The government has accused McDougall of failing to incorporate its views adequately into her report, misleading it about her mission and of being susceptible to the wiles of extremists. Through its Permanent Mission to the UN, the government has submitted an official response to the Human Rights Council, registering its “profound concern” about the scant regard with which it was treated, while arguing in detail against her conclusions. The government has also questioned McDougall’s focus on one ethnic group to the exclusion of others that constitute real minorities.

Last week, the main opposition PNCR claimed the report has exposed the PPP/C administration for its discriminatory practices and poor governance. Although the party said it would issue a comprehensive statement at a later time, it condemned the government’s “raw and angry’ response to the report as being “misguided.” It said: “Rather than looking objectively at the recommendations of the report, the [government] has opted to do what it has done in similar circumstances: it has attacked the messenger rather than the message.”

Looking at “Non-Discrimination and Equality,” McDougall noted that there are constitutional and legislative provisions in place relating to anti-racism and non-discrimination. Article 149 of the Constitution, she noted, specifically prohibits discrimination on the basis of race, place of origin, political openness, or colour. Also, the Prevention of Discrimination Act 1997 prohibits discrimination in employment on grounds including race, while the Racial Hostility Act prohibits acts which promote hostility or ill-will based on race. Further, the rights provisions of the Constitution and the legislative framework are enforced through the courts and Article 153 empowers the High Court to grant redress of proven allegations of rights denials.

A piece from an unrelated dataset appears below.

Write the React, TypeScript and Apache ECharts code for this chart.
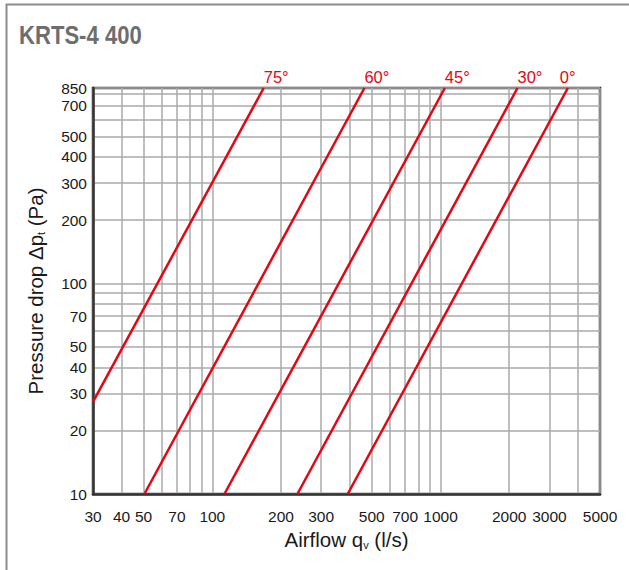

McDougall also noted that the Constitution establishes an ombudsman’s office, to investigate claims of discrimination made by individuals, and also caters for human rights commissions including the ERC.

However, McDougall said that at the time of her visit only the ERC had been fully established and functioning, though there were issues about whether it was constituted in accordance with the Constitution.  The government noted that the ERC, which has primarily functioned by holding public hearings and issuing reports, has submitted numerous special reports to the National Assembly since 2003. With support from the UNDP Social Cohesion Programme, the ERC has also held numerous peace meetings and it also conducted a series of cross-country multi-stakeholder forums prior to the 2006 general elections, which were without violence.
The ERC held a special series of public consultations on the perceived needs of the
Afro-Guyanese community in November 2007 and the government noted that while it documented a number of criticisms and weaknesses, no significant issues of discrimination emerged. Additionally, the ERC has investigated claims of discrimination but none have been substantiated, while the Labour Ministry has received no such claims in the last five years.

According to McDougall the government emphasizes that the constitutional reform process of 1999 to 2003, engaged thousands of people in cross-country consultations, led by the multiparty parliamentary Constitutional Reform Commission. In particular, it boasts that the human rights section of the Constitution is entrenched and any person can go to the courts on a constitutional motion on any perceived or real violation of their human rights.

Nevertheless, McDougall said she encountered claims of widespread and institutionalized discrimination against members of the Afro-Guyanese community and Indigenous peoples. “Some described the ‘victimization’ of poor Afro-Guyanese and an informal system of rights and privileges in society to which they lack access,” she said. “Others believe that long-term and deeply entrenched exclusion has resulted in the significant degeneration of sectors of Afro-Guyanese communities.” She added that the manifestations of that exclusion are increasing poverty and the attendant social problems such acts as robberies, assaults and killings, domestic violence, rape and substance abuse.

The government, however, in its response to the report, challenged McDougall to offer enlightenment as to the claims of “widespread and institutionalized” discrimination against Afro-Guyana and the Indigenous peoples. It said the reason given for the level of criminality is unacceptable as criminality is not exclusive to one ethnic group. “This is in itself a racist statement,” it added. “Furthermore, the level of domestic violence and substance abuse crosses race, class, religion, geography,” it said.